The bento box gained popularity back in the plantation days, when workers toiled in the sugarcane fields. No one brought sandwiches to work then. Instead it was a lunch box with the ever-present steamed white rice, pickled ume (plum) to preserve the rice and main meats such as fried chicken or fish. In the Hawai‘i of today, many stores sell pre-packaged bentos or you may go to an okazuya with a hot buffet counter and create your own.
The Portuguese have contributed much to Hawai‘i cuisine in the form of sausage, soup and sweetbread. But their most revered food is malasadas, hot, deep-fried doughnuts rolled in sugar. Malasadas are crowd pleasers. Buy them by the dozen, hot from the wok, placed in brown bags to absorb the grease. Or bite into gourmet malasadas at restaurants, filled with vanilla or chocolate cream.
Much more than just a snow cone, shave ice is what locals crave after a blazing day at the beach or a hot-as-hades game of soccer. If you’re lucky, you’ll find a neighborhood store that hand shaves the ice, but it’s rare.

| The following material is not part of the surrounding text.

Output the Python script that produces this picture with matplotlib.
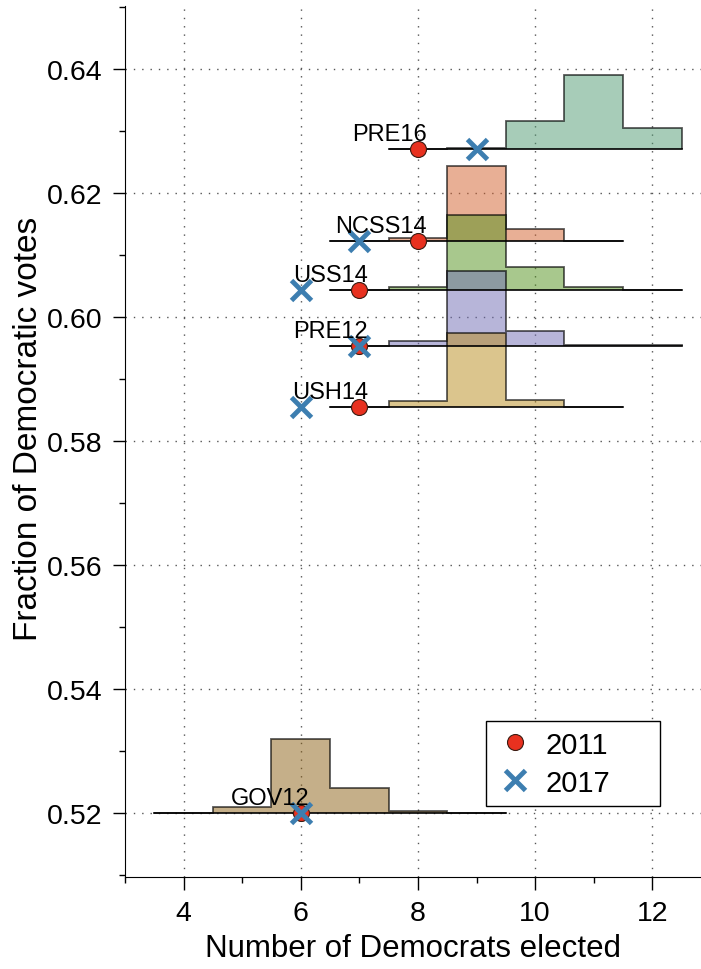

Either way, the counter person will ask you first if you’d like ice cream and/or adzuki beans scooped into the bottom of the cone or cup. Then they shape the ice to a giant mound and add colorful fruit syrups. First timers should order the Rainbow, of course.
There are dozens of varieties of crack seed in dwindling specialty shops and at the drug stores. Chinese call the preserved fruits and nuts "see mui" but somehow the pidgin English version is what Hawaiians prefer. Those who like hard candy and salty foods will love li hing mangoes and rock salt plums and those with an itchy throat will feel relief from the lemon strips. Peruse large glass jars of crack seed sold in bulk or smaller hanging bags—the latter make good gifts to give to friends back home.